>> Start

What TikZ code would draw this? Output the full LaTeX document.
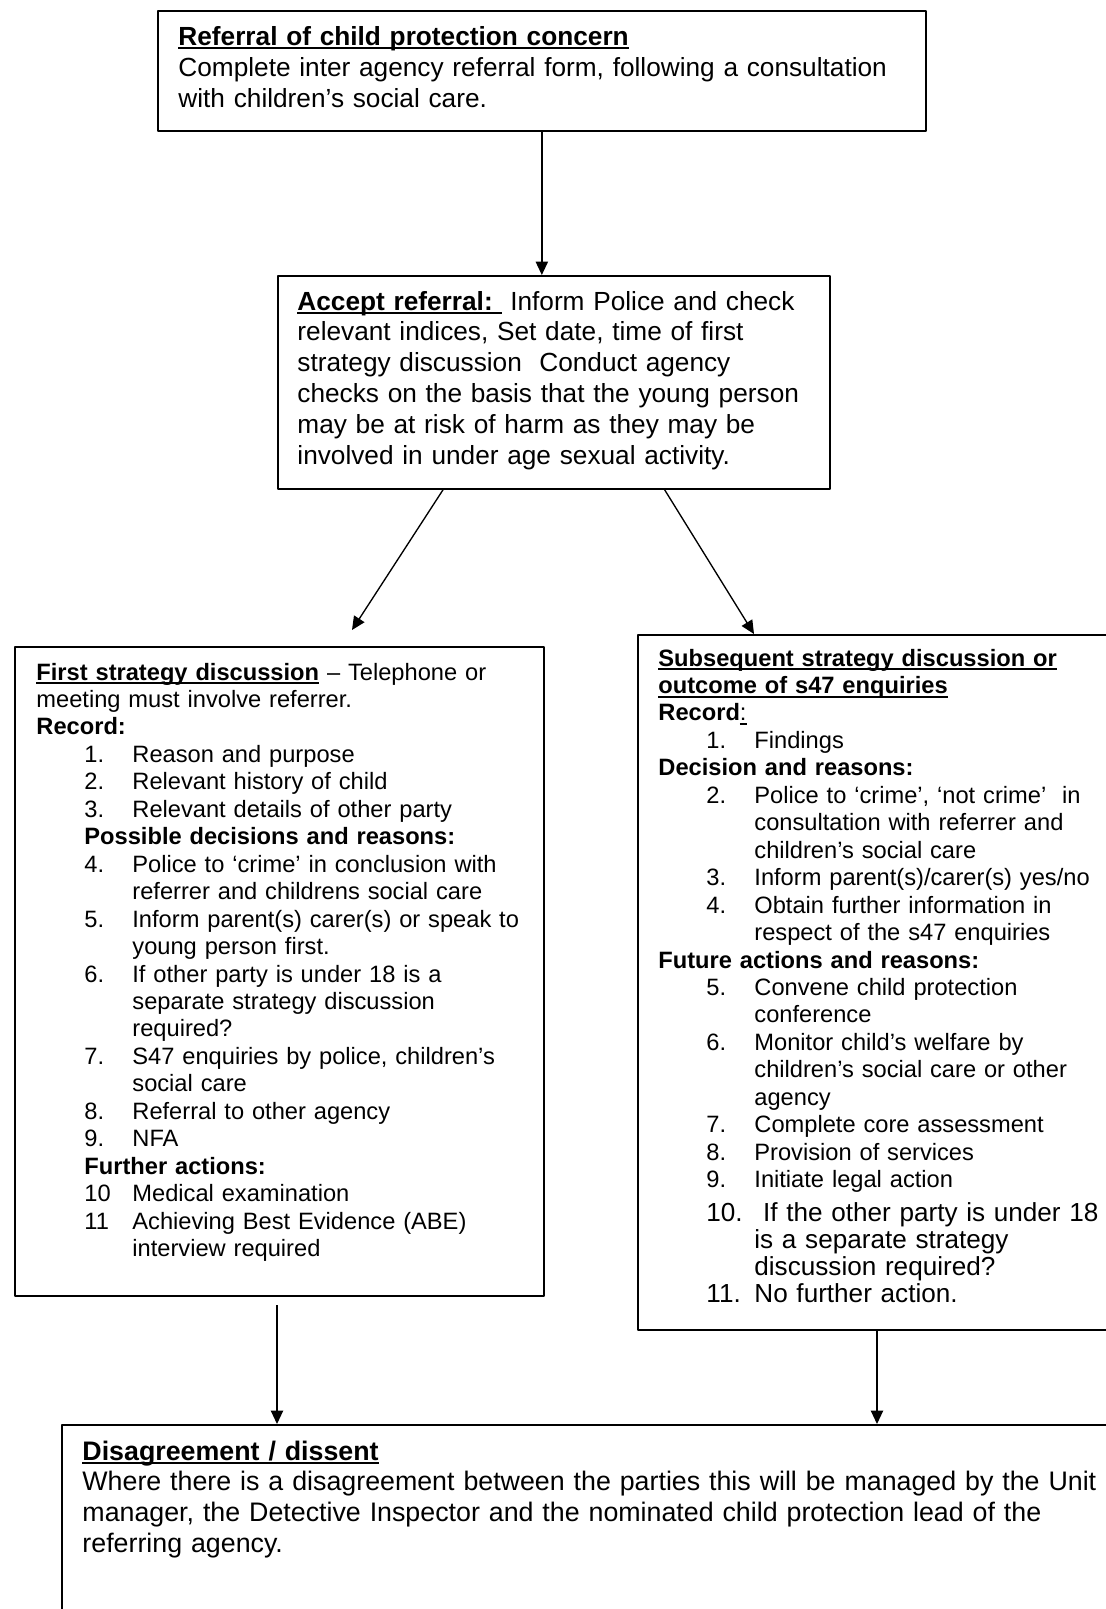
\documentclass[tikz,border=0pt]{standalone}
\usepackage{fontspec}
\setmainfont{Liberation Sans}
\usetikzlibrary{arrows.meta}
\usetikzlibrary{calc}

\newdimen\pxu \pxu=0.448pt
\newdimen\numx \numx=21.5pt
\newdimen\numw \numw=21.5pt
\newcommand{\undl}[1]{\leavevmode\setbox0\hbox{#1}\rlap{\rule[-1.9pt]{\wd0}{0.85pt}}\box0\relax}
\newcommand{\itm}[2]{\hspace*{\numx}\makebox[\numw][l]{#1}#2}
\newcommand{\cnt}[1]{\hspace*{\dimexpr\numx+\numw\relax}#1}

\tikzset{
  flowbox/.style={draw, line width=0.75pt, inner sep=0pt, anchor=north west},
  boxtext/.style={anchor=base west, inner sep=0pt, align=left},
  bigtext/.style={font=\fontsize{11.75}{13.8}\selectfont},
  smalltext/.style={font=\fontsize{10.6}{12.3}\selectfont},
  flow/.style={->, line width=0.6pt}
}

\begin{document}
\begin{tikzpicture}[x=0.448pt, y=-0.448pt]
	\useasboundingbox (0,0) rectangle (1106,1609);
	\clip (0,0) rectangle (1106,1609);
	\begin{scope}[>={Triangle[length=6pt,width=5.5pt]}, line join=round]

	% boxes
	\node[flowbox, minimum width=768*\pxu, minimum height=120*\pxu] (refbox) at (157,10) {};
	\node[flowbox, minimum width=552*\pxu, minimum height=213*\pxu] (accbox) at (277,275) {};
	\node[flowbox, minimum width=529*\pxu, minimum height=649*\pxu] (firstbox) at (14,646) {};
	\node[flowbox, minimum width=478*\pxu, minimum height=695*\pxu] (nextbox) at (637,634) {};
	\node[flowbox, minimum width=1054*\pxu, minimum height=196*\pxu] (dissbox) at (61,1424) {};

	% texts
	\node[boxtext, font=\fontsize{11.75}{14}\selectfont, text width=400pt] (reftxt) at (178,45) {%
		\undl{\textbf{Referral of child protection concern}}\\
		Complete inter agency referral form, following a consultation\\
		with children’s social care.};

	\node[boxtext, bigtext, text width=260pt] (acctxt) at (297,310) {%
		\undl{\textbf{Accept referral:}\ }\ Inform Police and check\\
		relevant indices, Set date, time of first\\
		strategy discussion\ \ Conduct agency\\
		checks on the basis that the young person\\
		may be at risk of harm as they may be\\
		involved in under age sexual activity.};

	\node[boxtext, smalltext, text width=240pt] (firsttxt) at (36,680) {%
		\undl{\textbf{First strategy discussion}} – Telephone or\\
		meeting must involve referrer.\\
		\textbf{Record:}\\
		\itm{1.}{Reason and purpose}\\
		\itm{2.}{Relevant history of child}\\
		\itm{3.}{Relevant details of other party}\\
		\hspace*{\numx}\textbf{Possible decisions and reasons:}\\
		\itm{4.}{Police to ‘crime’ in conclusion with}\\
		\cnt{referrer and childrens social care}\\
		\itm{5.}{Inform parent(s) carer(s) or speak to}\\
		\cnt{young person first.}\\
		\itm{6.}{If other party is under 18 is a}\\
		\cnt{separate strategy discussion}\\
		\cnt{required?}\\
		\itm{7.}{S47 enquiries by police, children’s}\\
		\cnt{social care}\\
		\itm{8.}{Referral to other agency}\\
		\itm{9.}{NFA}\\
		\hspace*{\numx}\textbf{Further actions:}\\
		\itm{10}{Medical examination}\\
		\itm{11}{Achieving Best Evidence (ABE)}\\
		\cnt{interview required}};

	\node[boxtext, smalltext, text width=240pt] (nexttxt) at (658,666) {%
		\undl{\textbf{Subsequent strategy discussion or}}\\
		\undl{\textbf{outcome of s47 enquiries}}\\
		\textbf{Record}\undl{:}\\
		\itm{1.}{Findings}\\
		\textbf{Decision and reasons:}\\
		\itm{2.}{Police to ‘crime’, ‘not crime’\ \ in}\\
		\cnt{consultation with referrer and}\\
		\cnt{children’s social care}\\
		\itm{3.}{Inform parent(s)/carer(s) yes/no}\\
		\itm{4.}{Obtain further information in}\\
		\cnt{respect of the s47 enquiries}\\
		\textbf{Future actions and reasons:}\\
		\itm{5.}{Convene child protection}\\
		\cnt{conference}\\
		\itm{6.}{Monitor child’s welfare by}\\
		\cnt{children’s social care or other}\\
		\cnt{agency}\\
		\itm{7.}{Complete core assessment}\\
		\itm{8.}{Provision of services}\\
		\itm{9.}{Initiate legal action}};
	\node[boxtext, font=\fontsize{11.7}{12.2}\selectfont, text width=240pt] (nextmore) at (658,1221) {%
		\itm{10.}{\ If the other party is under 18}\\
		\cnt{is a separate strategy}\\
		\cnt{discussion required?}\\
		\itm{11.}{No further action.}};

	\node[boxtext, font=\fontsize{12}{13.8}\selectfont, text width=480pt] (disstxt) at (82,1460) {%
		\undl{\textbf{Disagreement / dissent}}\\
		Where there is a disagreement between the parties this will be managed by the Unit\\
		manager, the Detective Inspector and the nominated child protection lead of the\\
		referring agency.};

	% connectors
	\coordinate (firstin) at (352,630);
	\coordinate (nextin) at (754,634);
	\coordinate (firstout) at (277,1305);
	\coordinate (nextout) at (877,1329);

	\draw[flow] (refbox.south) -- (refbox.south |- accbox.north);
	\draw[flow] ($(accbox.south west)!0.3!(accbox.south east)$) -- (firstin);
	\draw[flow] ($(accbox.south west)!0.7!(accbox.south east)$) -- (nextin);
	\draw[flow] (firstout) -- (firstout |- dissbox.north);
	\draw[flow] (nextout) -- (nextout |- dissbox.north);

	\end{scope}
\end{tikzpicture}
\end{document}
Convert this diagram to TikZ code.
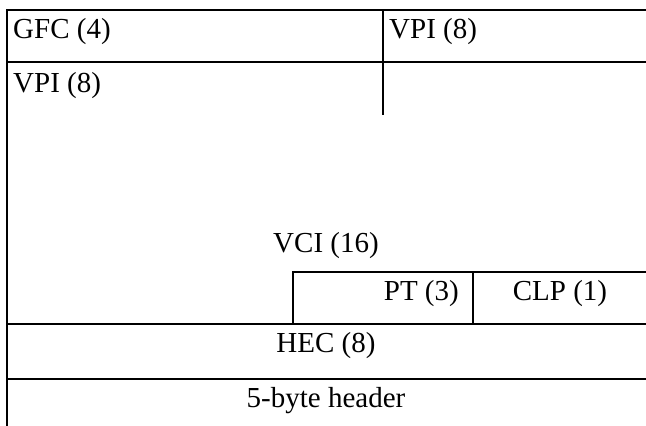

>> End

**WHAT THE TASK REQUIRES**. Strip out the pictures and quote the remaining data word for word.

**COMPLETED TASK**.
What TikZ code would draw this? Output the full LaTeX document.
\documentclass[tikz,border=0pt]{standalone}
\usepackage{fontspec}
\setmainfont{Liberation Sans}
\usetikzlibrary{arrows.meta}
\usetikzlibrary{calc}

\newdimen\pxu \pxu=0.448pt
\newdimen\numx \numx=21.5pt
\newdimen\numw \numw=21.5pt
\newcommand{\undl}[1]{\leavevmode\setbox0\hbox{#1}\rlap{\rule[-1.9pt]{\wd0}{0.85pt}}\box0\relax}
\newcommand{\itm}[2]{\hspace*{\numx}\makebox[\numw][l]{#1}#2}
\newcommand{\cnt}[1]{\hspace*{\dimexpr\numx+\numw\relax}#1}

\tikzset{
  flowbox/.style={draw, line width=0.75pt, inner sep=0pt, anchor=north west},
  boxtext/.style={anchor=base west, inner sep=0pt, align=left},
  bigtext/.style={font=\fontsize{11.75}{13.8}\selectfont},
  smalltext/.style={font=\fontsize{10.6}{12.3}\selectfont},
  flow/.style={->, line width=0.6pt}
}

\begin{document}
\begin{tikzpicture}[x=0.448pt, y=-0.448pt]
	\useasboundingbox (0,0) rectangle (1106,1609);
	\clip (0,0) rectangle (1106,1609);
	\begin{scope}[>={Triangle[length=6pt,width=5.5pt]}, line join=round]

	% boxes
	\node[flowbox, minimum width=768*\pxu, minimum height=120*\pxu] (refbox) at (157,10) {};
	\node[flowbox, minimum width=552*\pxu, minimum height=213*\pxu] (accbox) at (277,275) {};
	\node[flowbox, minimum width=529*\pxu, minimum height=649*\pxu] (firstbox) at (14,646) {};
	\node[flowbox, minimum width=478*\pxu, minimum height=695*\pxu] (nextbox) at (637,634) {};
	\node[flowbox, minimum width=1054*\pxu, minimum height=196*\pxu] (dissbox) at (61,1424) {};

	% texts
	\node[boxtext, font=\fontsize{11.75}{14}\selectfont, text width=400pt] (reftxt) at (178,45) {%
		\undl{\textbf{Referral of child protection concern}}\\
		Complete inter agency referral form, following a consultation\\
		with children’s social care.};

	\node[boxtext, bigtext, text width=260pt] (acctxt) at (297,310) {%
		\undl{\textbf{Accept referral:}\ }\ Inform Police and check\\
		relevant indices, Set date, time of first\\
		strategy discussion\ \ Conduct agency\\
		checks on the basis that the young person\\
		may be at risk of harm as they may be\\
		involved in under age sexual activity.};

	\node[boxtext, smalltext, text width=240pt] (firsttxt) at (36,680) {%
		\undl{\textbf{First strategy discussion}} – Telephone or\\
		meeting must involve referrer.\\
		\textbf{Record:}\\
		\itm{1.}{Reason and purpose}\\
		\itm{2.}{Relevant history of child}\\
		\itm{3.}{Relevant details of other party}\\
		\hspace*{\numx}\textbf{Possible decisions and reasons:}\\
		\itm{4.}{Police to ‘crime’ in conclusion with}\\
		\cnt{referrer and childrens social care}\\
		\itm{5.}{Inform parent(s) carer(s) or speak to}\\
		\cnt{young person first.}\\
		\itm{6.}{If other party is under 18 is a}\\
		\cnt{separate strategy discussion}\\
		\cnt{required?}\\
		\itm{7.}{S47 enquiries by police, children’s}\\
		\cnt{social care}\\
		\itm{8.}{Referral to other agency}\\
		\itm{9.}{NFA}\\
		\hspace*{\numx}\textbf{Further actions:}\\
		\itm{10}{Medical examination}\\
		\itm{11}{Achieving Best Evidence (ABE)}\\
		\cnt{interview required}};

	\node[boxtext, smalltext, text width=240pt] (nexttxt) at (658,666) {%
		\undl{\textbf{Subsequent strategy discussion or}}\\
		\undl{\textbf{outcome of s47 enquiries}}\\
		\textbf{Record}\undl{:}\\
		\itm{1.}{Findings}\\
		\textbf{Decision and reasons:}\\
		\itm{2.}{Police to ‘crime’, ‘not crime’\ \ in}\\
		\cnt{consultation with referrer and}\\
		\cnt{children’s social care}\\
		\itm{3.}{Inform parent(s)/carer(s) yes/no}\\
		\itm{4.}{Obtain further information in}\\
		\cnt{respect of the s47 enquiries}\\
		\textbf{Future actions and reasons:}\\
		\itm{5.}{Convene child protection}\\
		\cnt{conference}\\
		\itm{6.}{Monitor child’s welfare by}\\
		\cnt{children’s social care or other}\\
		\cnt{agency}\\
		\itm{7.}{Complete core assessment}\\
		\itm{8.}{Provision of services}\\
		\itm{9.}{Initiate legal action}};
	\node[boxtext, font=\fontsize{11.7}{12.2}\selectfont, text width=240pt] (nextmore) at (658,1221) {%
		\itm{10.}{\ If the other party is under 18}\\
		\cnt{is a separate strategy}\\
		\cnt{discussion required?}\\
		\itm{11.}{No further action.}};

	\node[boxtext, font=\fontsize{12}{13.8}\selectfont, text width=480pt] (disstxt) at (82,1460) {%
		\undl{\textbf{Disagreement / dissent}}\\
		Where there is a disagreement between the parties this will be managed by the Unit\\
		manager, the Detective Inspector and the nominated child protection lead of the\\
		referring agency.};

	% connectors
	\coordinate (firstin) at (352,630);
	\coordinate (nextin) at (754,634);
	\coordinate (firstout) at (277,1305);
	\coordinate (nextout) at (877,1329);

	\draw[flow] (refbox.south) -- (refbox.south |- accbox.north);
	\draw[flow] ($(accbox.south west)!0.3!(accbox.south east)$) -- (firstin);
	\draw[flow] ($(accbox.south west)!0.7!(accbox.south east)$) -- (nextin);
	\draw[flow] (firstout) -- (firstout |- dissbox.north);
	\draw[flow] (nextout) -- (nextout |- dissbox.north);

	\end{scope}
\end{tikzpicture}
\end{document}
Convert this diagram to TikZ code.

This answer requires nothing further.